(Entries with chart source code)

###

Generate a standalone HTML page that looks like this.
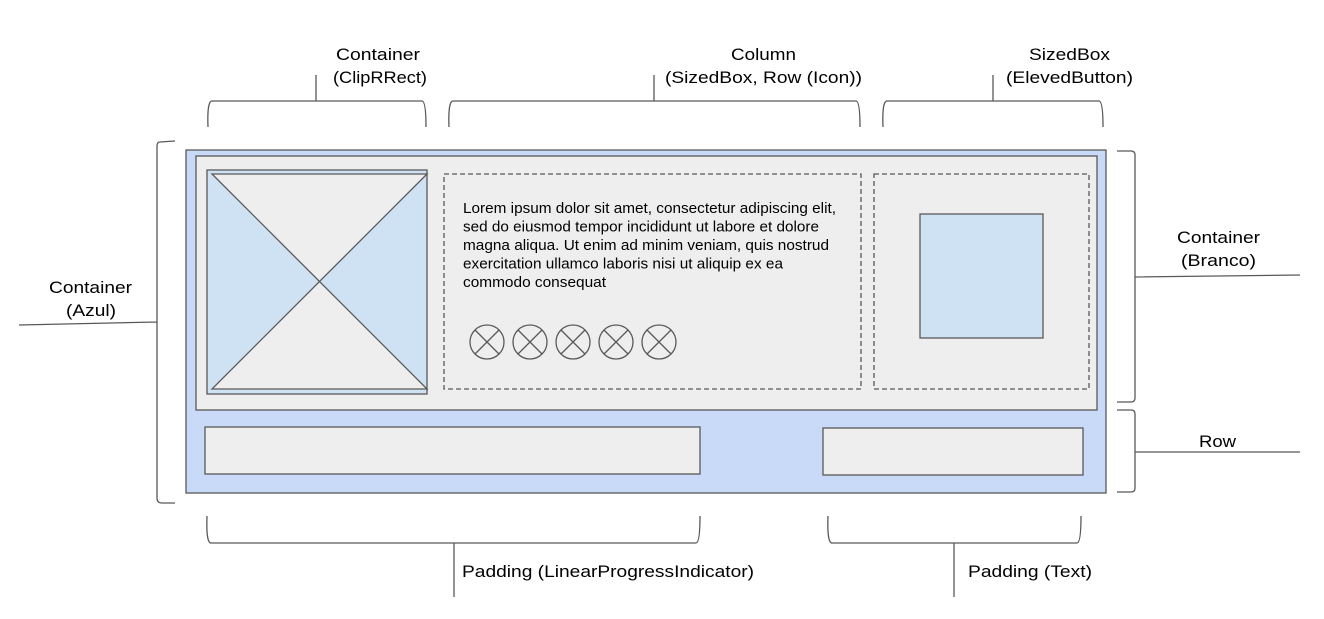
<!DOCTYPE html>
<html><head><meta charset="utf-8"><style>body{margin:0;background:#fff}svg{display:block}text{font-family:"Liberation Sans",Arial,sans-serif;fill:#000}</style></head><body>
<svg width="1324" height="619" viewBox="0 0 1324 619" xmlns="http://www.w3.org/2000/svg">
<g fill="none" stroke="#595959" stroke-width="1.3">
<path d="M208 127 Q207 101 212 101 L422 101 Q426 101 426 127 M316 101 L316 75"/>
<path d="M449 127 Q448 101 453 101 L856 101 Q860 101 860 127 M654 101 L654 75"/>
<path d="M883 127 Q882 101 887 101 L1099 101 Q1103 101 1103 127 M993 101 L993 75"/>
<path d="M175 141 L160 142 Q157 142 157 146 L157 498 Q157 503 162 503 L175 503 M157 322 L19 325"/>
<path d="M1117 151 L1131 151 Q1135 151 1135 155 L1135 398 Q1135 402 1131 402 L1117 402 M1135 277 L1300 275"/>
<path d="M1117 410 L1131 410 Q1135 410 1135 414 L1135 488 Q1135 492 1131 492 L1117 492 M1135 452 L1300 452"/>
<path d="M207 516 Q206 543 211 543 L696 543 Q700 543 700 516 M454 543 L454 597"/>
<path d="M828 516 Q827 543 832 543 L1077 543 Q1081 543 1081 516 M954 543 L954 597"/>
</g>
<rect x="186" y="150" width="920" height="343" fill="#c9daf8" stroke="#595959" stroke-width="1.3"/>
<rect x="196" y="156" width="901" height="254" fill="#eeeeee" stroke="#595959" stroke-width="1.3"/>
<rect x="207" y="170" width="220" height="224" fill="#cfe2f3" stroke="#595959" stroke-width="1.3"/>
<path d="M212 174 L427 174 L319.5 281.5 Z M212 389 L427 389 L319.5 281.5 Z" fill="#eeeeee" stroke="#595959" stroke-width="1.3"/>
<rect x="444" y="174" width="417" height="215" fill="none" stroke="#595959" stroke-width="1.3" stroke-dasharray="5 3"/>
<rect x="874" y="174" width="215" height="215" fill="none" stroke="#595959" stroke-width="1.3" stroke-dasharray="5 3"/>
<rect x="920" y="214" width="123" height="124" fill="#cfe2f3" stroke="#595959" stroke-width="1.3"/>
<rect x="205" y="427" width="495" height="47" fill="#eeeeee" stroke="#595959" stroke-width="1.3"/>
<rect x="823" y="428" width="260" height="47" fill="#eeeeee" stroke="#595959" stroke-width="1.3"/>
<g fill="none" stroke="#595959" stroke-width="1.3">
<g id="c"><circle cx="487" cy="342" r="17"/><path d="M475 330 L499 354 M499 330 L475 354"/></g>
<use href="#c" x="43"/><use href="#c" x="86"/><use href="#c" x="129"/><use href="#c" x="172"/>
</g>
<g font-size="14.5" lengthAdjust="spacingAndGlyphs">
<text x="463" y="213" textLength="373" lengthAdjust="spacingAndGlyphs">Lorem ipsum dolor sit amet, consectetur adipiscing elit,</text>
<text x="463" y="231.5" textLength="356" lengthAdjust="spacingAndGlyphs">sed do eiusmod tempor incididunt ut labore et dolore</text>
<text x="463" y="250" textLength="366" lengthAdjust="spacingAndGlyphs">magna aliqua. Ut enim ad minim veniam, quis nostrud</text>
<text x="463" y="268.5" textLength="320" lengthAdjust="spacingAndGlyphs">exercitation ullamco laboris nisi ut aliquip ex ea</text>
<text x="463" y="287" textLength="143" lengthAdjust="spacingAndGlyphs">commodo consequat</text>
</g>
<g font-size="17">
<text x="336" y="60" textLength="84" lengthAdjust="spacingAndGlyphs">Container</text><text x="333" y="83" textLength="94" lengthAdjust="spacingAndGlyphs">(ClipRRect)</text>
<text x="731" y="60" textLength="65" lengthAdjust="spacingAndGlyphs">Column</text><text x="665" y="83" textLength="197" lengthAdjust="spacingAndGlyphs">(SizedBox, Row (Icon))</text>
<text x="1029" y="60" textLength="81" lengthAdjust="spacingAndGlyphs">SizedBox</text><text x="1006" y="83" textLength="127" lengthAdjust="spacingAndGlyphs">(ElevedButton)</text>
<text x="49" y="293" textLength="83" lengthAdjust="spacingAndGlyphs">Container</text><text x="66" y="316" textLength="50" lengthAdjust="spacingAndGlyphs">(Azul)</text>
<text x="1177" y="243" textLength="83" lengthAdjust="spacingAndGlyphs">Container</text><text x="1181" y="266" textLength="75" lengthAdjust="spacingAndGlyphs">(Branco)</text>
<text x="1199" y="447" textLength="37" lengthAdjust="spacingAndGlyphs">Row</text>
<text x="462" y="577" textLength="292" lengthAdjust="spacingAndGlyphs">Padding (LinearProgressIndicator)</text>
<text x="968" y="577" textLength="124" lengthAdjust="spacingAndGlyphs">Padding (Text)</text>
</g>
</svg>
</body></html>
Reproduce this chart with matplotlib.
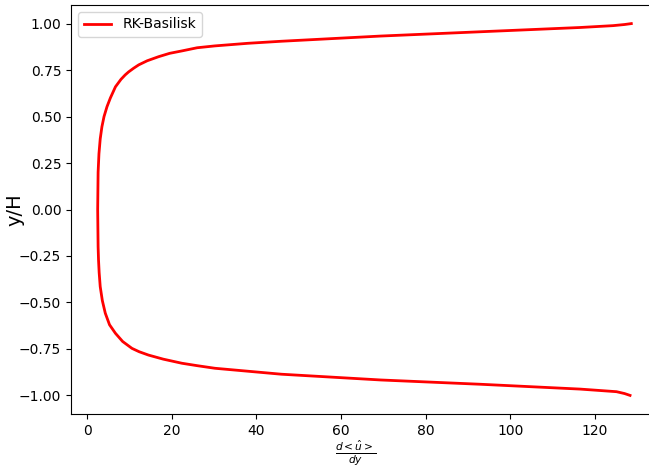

###

■ **STATED TASK**: From the material above, reproduce everything verbatim except the pictures.

■ **ANSWER TO THE TASK**:
Generate a standalone HTML page that looks like this.
<!DOCTYPE html>
<html><head><meta charset="utf-8"><style>body{margin:0;background:#fff}svg{display:block}text{font-family:"Liberation Sans",Arial,sans-serif;fill:#000}</style></head><body>
<svg width="1324" height="619" viewBox="0 0 1324 619" xmlns="http://www.w3.org/2000/svg">
<g fill="none" stroke="#595959" stroke-width="1.3">
<path d="M208 127 Q207 101 212 101 L422 101 Q426 101 426 127 M316 101 L316 75"/>
<path d="M449 127 Q448 101 453 101 L856 101 Q860 101 860 127 M654 101 L654 75"/>
<path d="M883 127 Q882 101 887 101 L1099 101 Q1103 101 1103 127 M993 101 L993 75"/>
<path d="M175 141 L160 142 Q157 142 157 146 L157 498 Q157 503 162 503 L175 503 M157 322 L19 325"/>
<path d="M1117 151 L1131 151 Q1135 151 1135 155 L1135 398 Q1135 402 1131 402 L1117 402 M1135 277 L1300 275"/>
<path d="M1117 410 L1131 410 Q1135 410 1135 414 L1135 488 Q1135 492 1131 492 L1117 492 M1135 452 L1300 452"/>
<path d="M207 516 Q206 543 211 543 L696 543 Q700 543 700 516 M454 543 L454 597"/>
<path d="M828 516 Q827 543 832 543 L1077 543 Q1081 543 1081 516 M954 543 L954 597"/>
</g>
<rect x="186" y="150" width="920" height="343" fill="#c9daf8" stroke="#595959" stroke-width="1.3"/>
<rect x="196" y="156" width="901" height="254" fill="#eeeeee" stroke="#595959" stroke-width="1.3"/>
<rect x="207" y="170" width="220" height="224" fill="#cfe2f3" stroke="#595959" stroke-width="1.3"/>
<path d="M212 174 L427 174 L319.5 281.5 Z M212 389 L427 389 L319.5 281.5 Z" fill="#eeeeee" stroke="#595959" stroke-width="1.3"/>
<rect x="444" y="174" width="417" height="215" fill="none" stroke="#595959" stroke-width="1.3" stroke-dasharray="5 3"/>
<rect x="874" y="174" width="215" height="215" fill="none" stroke="#595959" stroke-width="1.3" stroke-dasharray="5 3"/>
<rect x="920" y="214" width="123" height="124" fill="#cfe2f3" stroke="#595959" stroke-width="1.3"/>
<rect x="205" y="427" width="495" height="47" fill="#eeeeee" stroke="#595959" stroke-width="1.3"/>
<rect x="823" y="428" width="260" height="47" fill="#eeeeee" stroke="#595959" stroke-width="1.3"/>
<g fill="none" stroke="#595959" stroke-width="1.3">
<g id="c"><circle cx="487" cy="342" r="17"/><path d="M475 330 L499 354 M499 330 L475 354"/></g>
<use href="#c" x="43"/><use href="#c" x="86"/><use href="#c" x="129"/><use href="#c" x="172"/>
</g>
<g font-size="14.5" lengthAdjust="spacingAndGlyphs">
<text x="463" y="213" textLength="373" lengthAdjust="spacingAndGlyphs">Lorem ipsum dolor sit amet, consectetur adipiscing elit,</text>
<text x="463" y="231.5" textLength="356" lengthAdjust="spacingAndGlyphs">sed do eiusmod tempor incididunt ut labore et dolore</text>
<text x="463" y="250" textLength="366" lengthAdjust="spacingAndGlyphs">magna aliqua. Ut enim ad minim veniam, quis nostrud</text>
<text x="463" y="268.5" textLength="320" lengthAdjust="spacingAndGlyphs">exercitation ullamco laboris nisi ut aliquip ex ea</text>
<text x="463" y="287" textLength="143" lengthAdjust="spacingAndGlyphs">commodo consequat</text>
</g>
<g font-size="17">
<text x="336" y="60" textLength="84" lengthAdjust="spacingAndGlyphs">Container</text><text x="333" y="83" textLength="94" lengthAdjust="spacingAndGlyphs">(ClipRRect)</text>
<text x="731" y="60" textLength="65" lengthAdjust="spacingAndGlyphs">Column</text><text x="665" y="83" textLength="197" lengthAdjust="spacingAndGlyphs">(SizedBox, Row (Icon))</text>
<text x="1029" y="60" textLength="81" lengthAdjust="spacingAndGlyphs">SizedBox</text><text x="1006" y="83" textLength="127" lengthAdjust="spacingAndGlyphs">(ElevedButton)</text>
<text x="49" y="293" textLength="83" lengthAdjust="spacingAndGlyphs">Container</text><text x="66" y="316" textLength="50" lengthAdjust="spacingAndGlyphs">(Azul)</text>
<text x="1177" y="243" textLength="83" lengthAdjust="spacingAndGlyphs">Container</text><text x="1181" y="266" textLength="75" lengthAdjust="spacingAndGlyphs">(Branco)</text>
<text x="1199" y="447" textLength="37" lengthAdjust="spacingAndGlyphs">Row</text>
<text x="462" y="577" textLength="292" lengthAdjust="spacingAndGlyphs">Padding (LinearProgressIndicator)</text>
<text x="968" y="577" textLength="124" lengthAdjust="spacingAndGlyphs">Padding (Text)</text>
</g>
</svg>
</body></html>
Reproduce this chart with matplotlib.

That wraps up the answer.